Known as the Seed Cathedral the UK pavilion at Expo 2010 in Shanghai caused quite a stir and rightly earned itself an award from the organising committee for its outstanding design. It's a simple cube,with thousands of transparent plastic rods sticking out of it - each one containing a different type of seed. When you viewed it from a dozen steps back a subtle Union Flag pattern appears, which I must admit is is very neat even if I'm not a proud/patriotic Brit myself.
When I was trying to think of weird or interesting things that could be modelled quickly and easily in 3D which would have an interesting effect this jumped into my mind. The implementation is pretty simple - use similar code to create the projection, and shuffle the camera around a little to create a shimmering monochrome Union Flag.

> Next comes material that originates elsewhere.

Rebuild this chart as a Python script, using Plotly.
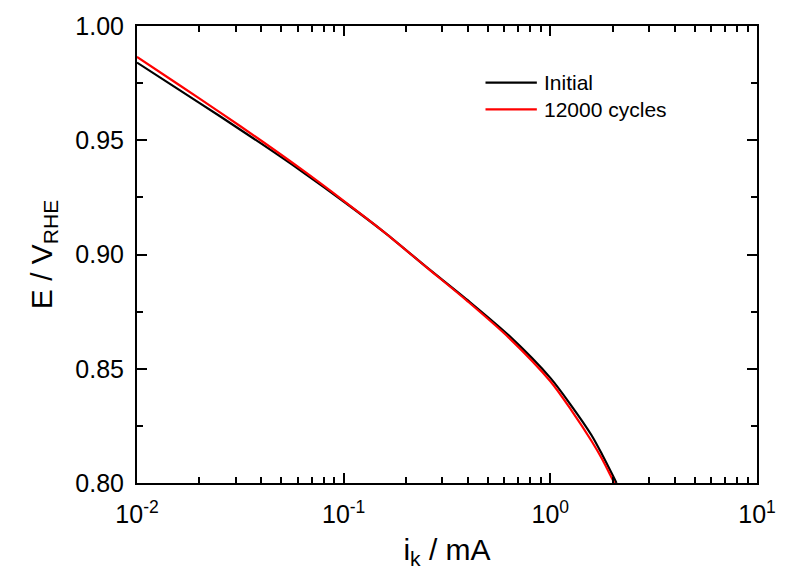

And after all that hard work, I saw some stuff that left me pretty deflated - two excellent implementations of graphics libraries for AVR microcontrollers. The first one is u8g - a slightly more heavy duty library than the one Adafruit provided. It also provides some nicer font handling ... including a tiny font similar to the one I did. Here's an example of someone using it to draw a rotating cube at a reasonable clip, ~40 fps no less:
The second one is even more impressive and needs to be seen to be believed. Someone managed to create a library to render a 16 bit colour scene in 3D with texturing and lighting.